カセットテープを入れ電源を入れて再生ボタンをえいやっと押してみると力強く滑らかにモーターは回り出しヘッドは動きました。停止ボタンを押したらヘッドは下がってすぐに停止します。再生と停止を繰り返しても問題無く動きます。 現在は、修理後2日目ですがまだ無事に動いています。なんとか修理は成功したようです。

こちらが修理後のカセットデッキの雄姿

KX-880Gはカセットテープの醍醐味である中音域豊かな自然で優しい音を奏でてくれます。

7.まとめ

もうダメと思ってもあきらめずに挑戦すれば欲しい結果は得られます。あきらめなければ失敗は成功への準備運動です。またこのような頑丈で素晴らしいカセットデッキを世に送り出してくれたKENWOODの方々と当時の日本の技術に尊敬と感謝を表したいと思います。

そして修理に踏み切る情報を惜しげもなく公開されていた「昭和カセットデッキ研究所」の方に感謝を申し上げたいと思います。ありがとうございました。

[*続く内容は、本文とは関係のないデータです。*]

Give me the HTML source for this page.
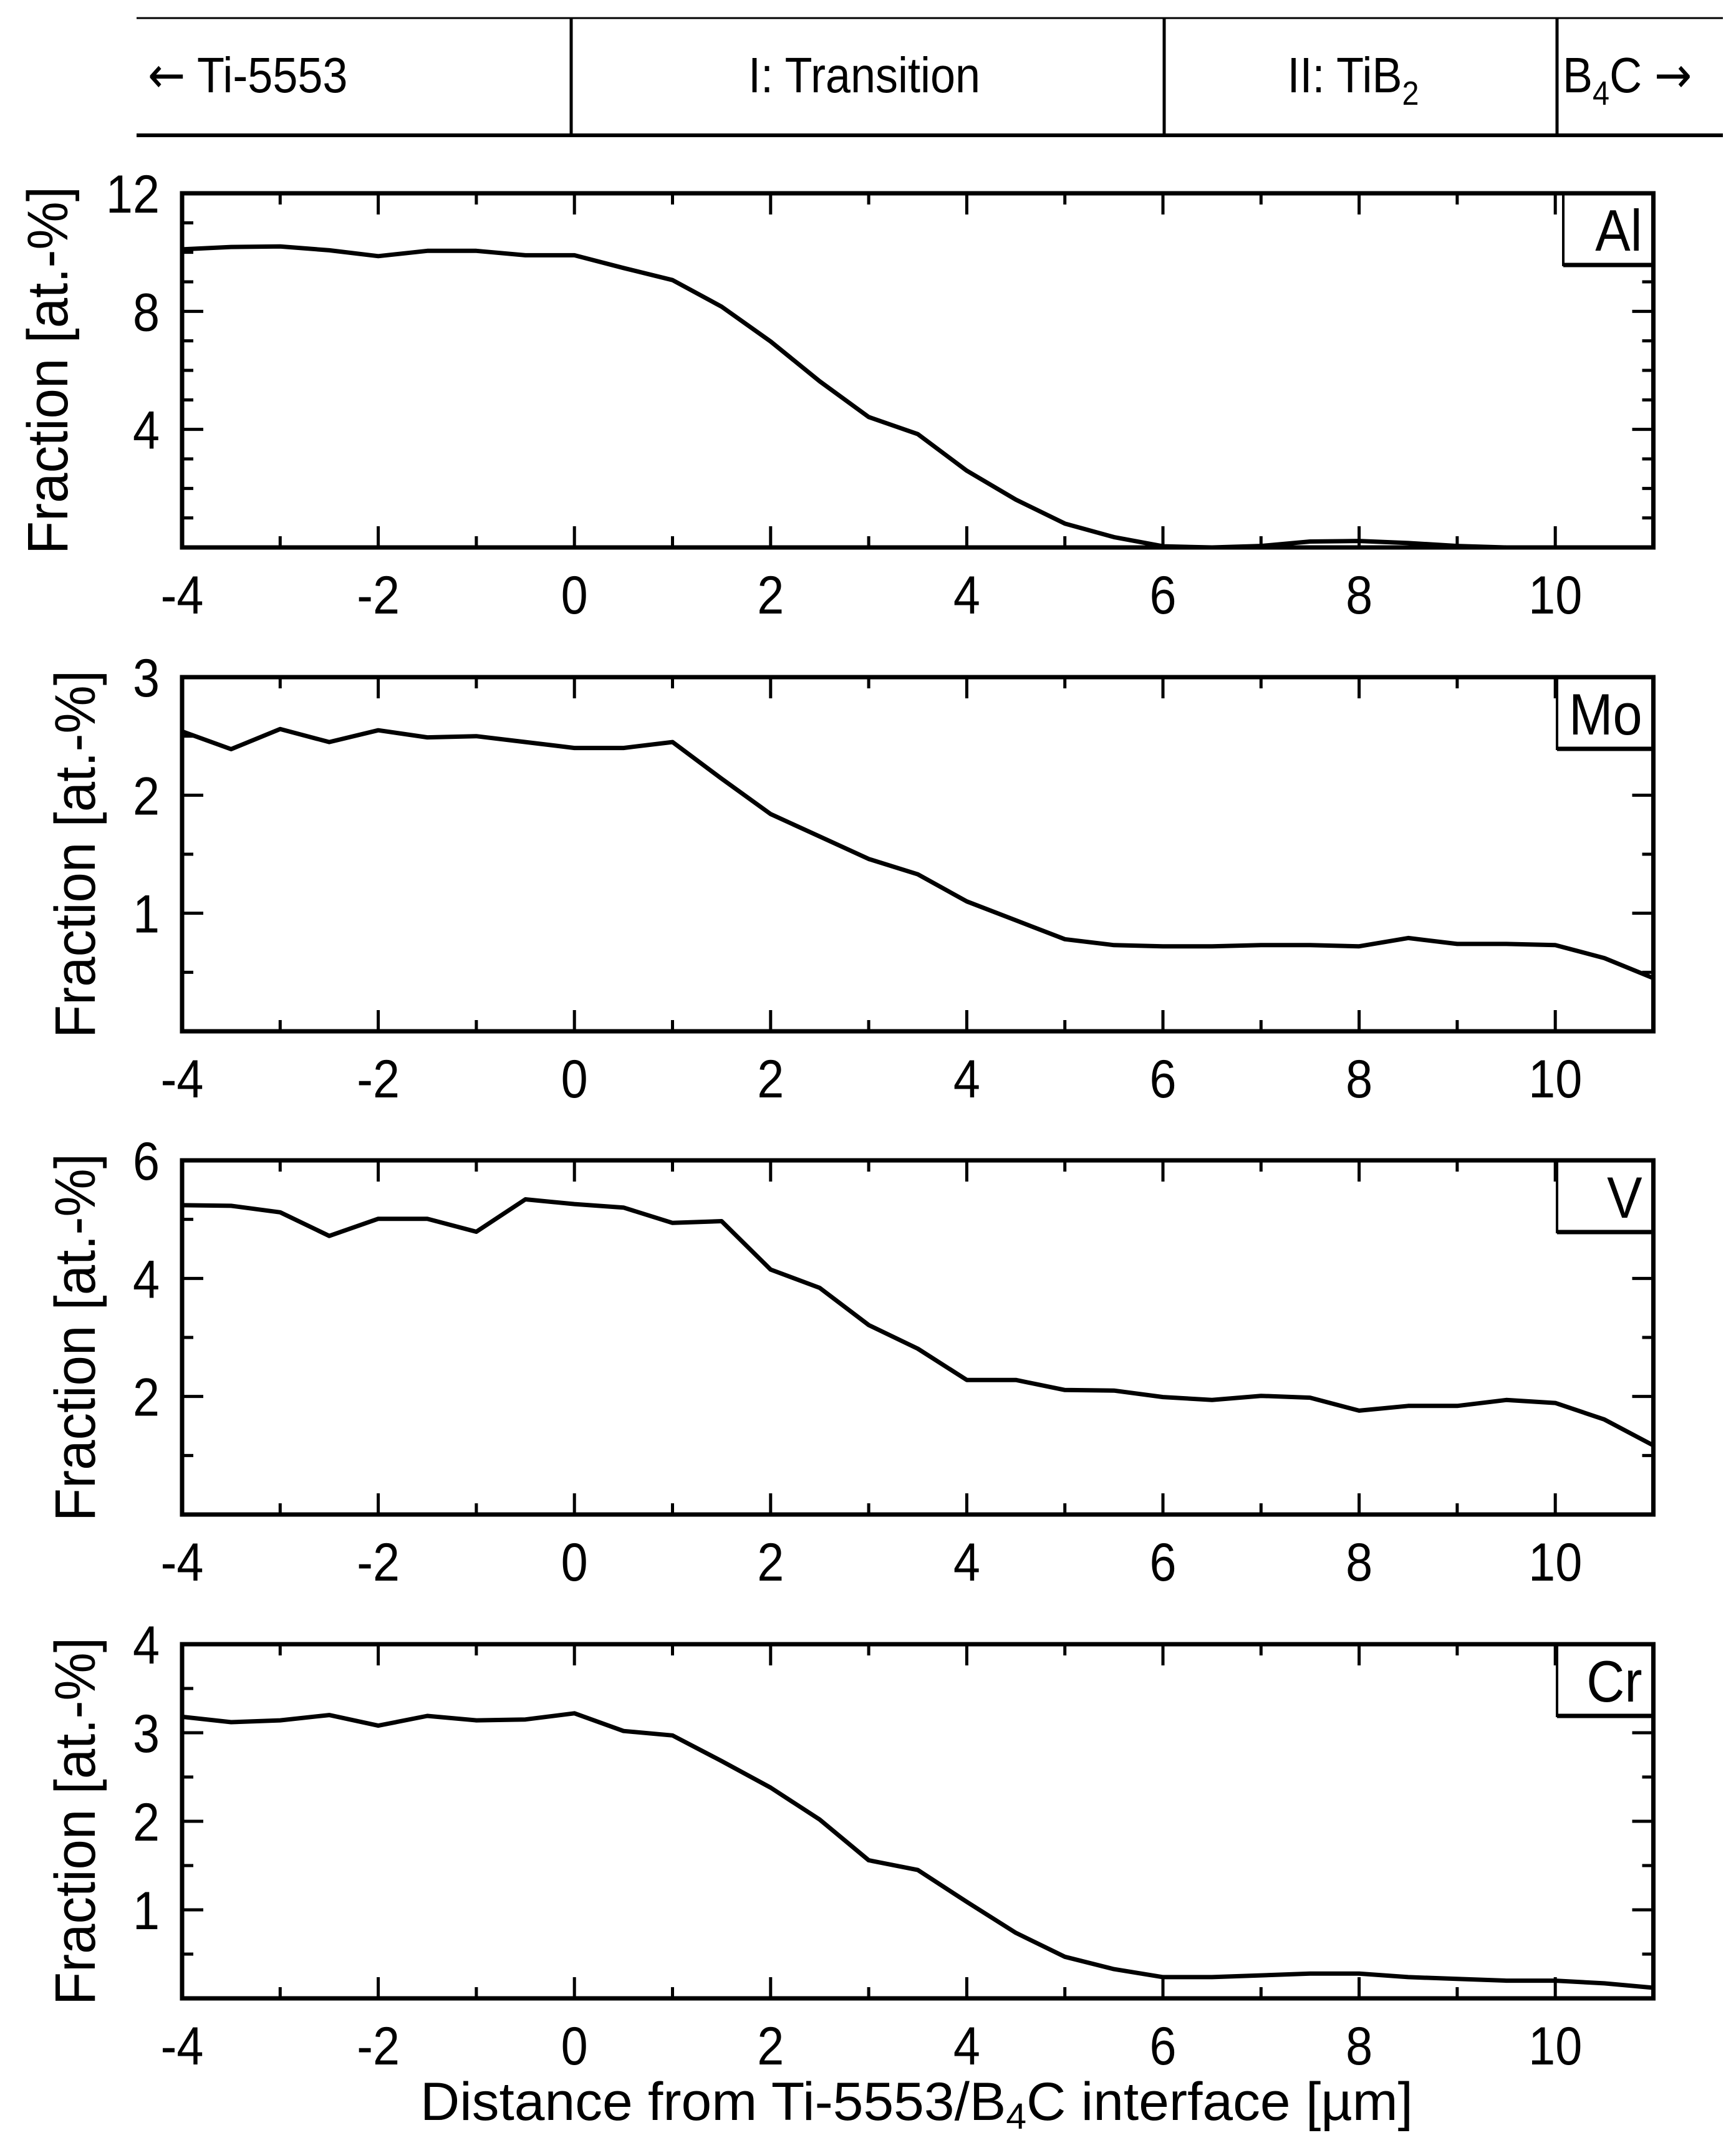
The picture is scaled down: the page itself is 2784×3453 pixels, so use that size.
<!DOCTYPE html>
<html><head><meta charset="utf-8"><style>
html,body{margin:0;padding:0;background:#fff;}
svg{display:block;font-family:"Liberation Sans",Arial,sans-serif;}
</style></head><body>
<svg id="fig" width="2784" height="3453" viewBox="0 0 2784 3453" xmlns="http://www.w3.org/2000/svg">
<rect width="2784" height="3453" fill="#fff"/>
<g>
<line x1="219" y1="29" x2="2763" y2="29" stroke="#000" stroke-width="3"/>
<line x1="219" y1="217" x2="2763" y2="217" stroke="#000" stroke-width="6"/>
<line x1="916" y1="29" x2="916" y2="217" stroke="#000" stroke-width="5"/>
<line x1="1867" y1="29" x2="1867" y2="217" stroke="#000" stroke-width="5"/>
<line x1="2497" y1="29" x2="2497" y2="217" stroke="#000" stroke-width="5"/>
<text transform="translate(237 148) scale(0.9 1)" font-size="80"><tspan font-family="DejaVu Sans">←</tspan> Ti-5553</text>
<text transform="translate(1386 148) scale(0.9 1)" font-size="80" text-anchor="middle">I: Transition</text>
<text transform="translate(2170 148) scale(0.9 1)" font-size="80" text-anchor="middle">II: TiB<tspan font-size="54" dy="20">2</tspan></text>
<text transform="translate(2506 148) scale(0.9 1)" font-size="80">B<tspan font-size="54" dy="20">4</tspan><tspan dy="-20">C </tspan><tspan font-family="DejaVu Sans">→</tspan></text>
</g>
<text x="674" y="3400" font-size="86" textLength="1592" lengthAdjust="spacingAndGlyphs">Distance from Ti-5553/B<tspan font-size="58" dy="14">4</tspan><tspan dy="-14">C interface [µm]</tspan></text>
</svg>
<script>
const xValues = [-4,-3.5,-3,-2.5,-2,-1.5,-1,-0.5,0,0.5,1,1.5,2,2.5,3,3.5,4,4.5,5,5.5,6,6.5,7,7.5,8,8.5,9,9.5,10,10.5,11];
const xTickLabels = [-4,-2,0,2,4,6,8,10];
const alValues = [10.1,10.18,10.2,10.07,9.87,10.05,10.05,9.9,9.9,9.47,9.06,8.16,6.98,5.63,4.42,3.84,2.6,1.62,0.81,0.35,0.04,0.0,0.05,0.2,0.22,0.15,0.05,0.0,0.0,0.0,0.0];
const moValues = [2.54,2.39,2.56,2.45,2.55,2.49,2.50,2.45,2.40,2.40,2.45,2.14,1.84,1.65,1.46,1.33,1.10,0.94,0.78,0.73,0.72,0.72,0.73,0.73,0.72,0.79,0.74,0.74,0.73,0.62,0.45];
const vValues = [5.24,5.23,5.12,4.72,5.01,5.01,4.79,5.34,5.26,5.20,4.94,4.97,4.15,3.84,3.21,2.81,2.28,2.28,2.11,2.10,1.99,1.94,2.01,1.98,1.76,1.84,1.84,1.94,1.89,1.61,1.17];
const crValues = [3.18,3.12,3.14,3.20,3.08,3.19,3.14,3.15,3.22,3.02,2.97,2.68,2.38,2.02,1.56,1.45,1.09,0.74,0.47,0.33,0.24,0.24,0.26,0.28,0.28,0.24,0.22,0.20,0.20,0.17,0.12];
const alTicks = [4,8,12];
const moTicks = [1,2,3];
const vTicks = [2,4,6];
const crTicks = [1,2,3,4];

const NS = "http://www.w3.org/2000/svg";
const svg = document.getElementById('fig');
const X0 = 292, XU = 157.3, XMIN = -4, XMAX = 11;
const xScale = v => X0 + (v - XMIN) * XU;
function mk(tag, attrs, parent) {
  const e = document.createElementNS(NS, tag);
  for (const k in attrs) e.setAttribute(k, attrs[k]);
  parent.appendChild(e);
  return e;
}
const panels = [
  {name:'al', label:'Al', top:310, ymax:12, minor:1, ticks:alTicks, vals:alValues, titleX:108, boxX:2507},
  {name:'mo', label:'Mo', top:1086, ymax:3, minor:0.5, ticks:moTicks, vals:moValues, titleX:152, boxX:2497},
  {name:'v', label:'V', top:1861, ymax:6, minor:1, ticks:vTicks, vals:vValues, titleX:152, boxX:2497},
  {name:'cr', label:'Cr', top:2637, ymax:4, minor:0.5, ticks:crTicks, vals:crValues, titleX:152, boxX:2497}
];
const H = 568;
panels.forEach(p => {
  const g = mk('g', {}, svg);
  
  
  const bottom = p.top + H;
  const yScale = v => bottom - v / p.ymax * H;
  const xr = xScale(XMAX);
  for (let t = XMIN; t <= XMAX; t += 1) {
    const major = (t % 2 === 0);
    const L = major ? 34 : 18;
    const xx = xScale(t);
    mk('line', {x1:xx, y1:bottom, x2:xx, y2:bottom - L, stroke:'#000', 'stroke-width':5}, g);
    mk('line', {x1:xx, y1:p.top, x2:xx, y2:p.top + L, stroke:'#000', 'stroke-width':5}, g);
  }
  xTickLabels.forEach(t => {
    const tl = mk('text', {transform:'translate(' + xScale(t) + ' ' + (bottom + 106) + ') scale(0.9 1)', 'font-size':86, 'text-anchor':'middle'}, g);
    
    
    tl.textContent = String(t);
  });
  const n = Math.round(p.ymax / p.minor);
  for (let i = 1; i < n; i++) {
    const v = i * p.minor;
    const major = p.ticks.indexOf(v) >= 0;
    const L = major ? 34 : 18;
    const yy = yScale(v);
    mk('line', {x1:X0, y1:yy, x2:X0 + L, y2:yy, stroke:'#000', 'stroke-width':5}, g);
    mk('line', {x1:xr, y1:yy, x2:xr - L, y2:yy, stroke:'#000', 'stroke-width':5}, g);
  }
  p.ticks.forEach(t => {
    const tl = mk('text', {transform:'translate(256 ' + (yScale(t) + 31) + ') scale(0.9 1)', 'font-size':86, 'text-anchor':'end'}, g);
    
    
    tl.textContent = String(t);
  });
  const pts = xValues.map((x, i) => xScale(x).toFixed(1) + ',' + yScale(p.vals[i]).toFixed(1)).join(' ');
  const line = mk('polyline', {points:pts, fill:'none', stroke:'#000', 'stroke-width':7, 'stroke-linejoin':'round'}, g);
  
  
  const fr = mk('rect', {x:X0, y:p.top, width:xr - X0, height:H, fill:'none', stroke:'#000', 'stroke-width':7}, g);
  
  
  const bx = mk('rect', {x:p.boxX, y:p.top, width:xr - p.boxX, height:115, fill:'#fff', stroke:'#000', 'stroke-width':4}, g);
  
  
  mk('line', {x1:p.boxX, y1:p.top + 115, x2:xr, y2:p.top + 115, stroke:'#000', 'stroke-width':7}, g);
  mk('line', {x1:X0, y1:p.top, x2:xr, y2:p.top, stroke:'#000', 'stroke-width':7}, g);
  mk('line', {x1:xr, y1:p.top, x2:xr, y2:bottom, stroke:'#000', 'stroke-width':7}, g);
  const lt = mk('text', {transform:'translate(' + (xr - 18) + ' ' + (p.top + 92) + ') scale(0.9 1)', 'font-size':94, 'text-anchor':'end'}, g);
  
  
  lt.textContent = p.label;
  const cy = p.top + H / 2;
  const yt = mk('text', {x:p.titleX, y:cy, 'font-size':92, 'text-anchor':'middle', transform:'rotate(-90 ' + p.titleX + ' ' + cy + ')', textLength:590, lengthAdjust:'spacingAndGlyphs'}, g);
  
  
  yt.textContent = 'Fraction [at.-%]';
});
</script>
</body></html>
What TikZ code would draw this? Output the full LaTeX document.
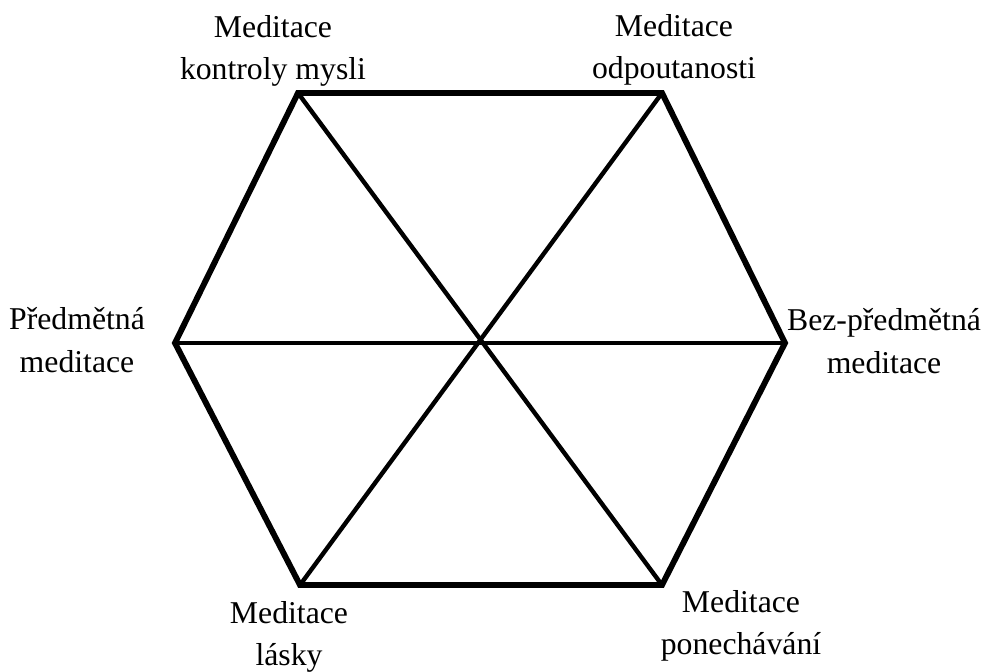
\documentclass[tikz,border=0pt]{standalone}
\usepackage{fontspec}
\setmainfont{Liberation Serif}
\usepackage{tikz}
\usepackage{xcolor}

\begin{document}
\begin{tikzpicture}[
    x=0.75pt, y=-0.75pt,
    outer/.style={line width=4.4pt, line join=miter},
    spoke/.style={line width=3.3pt},
    lbl/.style={align=center, inner sep=0pt, font=\fontsize{23.8}{31.8}\selectfont}
]
\useasboundingbox (0,0) rectangle (984,671);
% corners of the hexagon
\coordinate (tl) at (298,93);
\coordinate (tr) at (662,93);
\coordinate (r) at (785,343);
\coordinate (br) at (662,585);
\coordinate (bl) at (300,585);
\coordinate (l) at (175,343);
\coordinate (mid) at (481,343);
% labels
\node[lbl] (kontrola) at (273,51) {Meditace\\kontroly mysli};
\node[lbl] (odpoutanost) at (674,50) {Meditace\\odpoutanosti};
\node[lbl] (predmetna) at (77,340) {Předmětná\\meditace};
\node[lbl] (bezpredmetna) at (884,341) {Bez-předmětná\\meditace};
\node[lbl] (laska) at (289,637) {Meditace\\lásky};
\node[lbl] (ponechani) at (741,626) {Meditace\\ponechávání};
% spokes through the middle
\draw[spoke] (tl) -- (br);
\draw[spoke] (tr) -- (bl);
\draw[spoke] (l) -- (r);
% outline
\draw[outer] (tl) -- (tr) -- (r) -- (br) -- (bl) -- (l) -- cycle;
\end{tikzpicture}
\end{document}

最後に、ここまで読んでくださった読者の皆様ありがとうございました。

8.その後

記事では1回の修理で修正が完了したように記述していますが、実はカセットデッキの修理を終え、ほぼ毎日カセットテープを聞いて半月位経ったある日、再生ボタンで動作しない症状が再発しました。再度同じ修理を実施し今度は長時間コントロールモーターを動作させて復活させました。現在は週に1,2回程度の頻度で使用し無事動作しています。可動状況を保つには、コントロールモーターが錆びつかない位の頻度(週1~月1)で使用するのが良いのではないかと思います。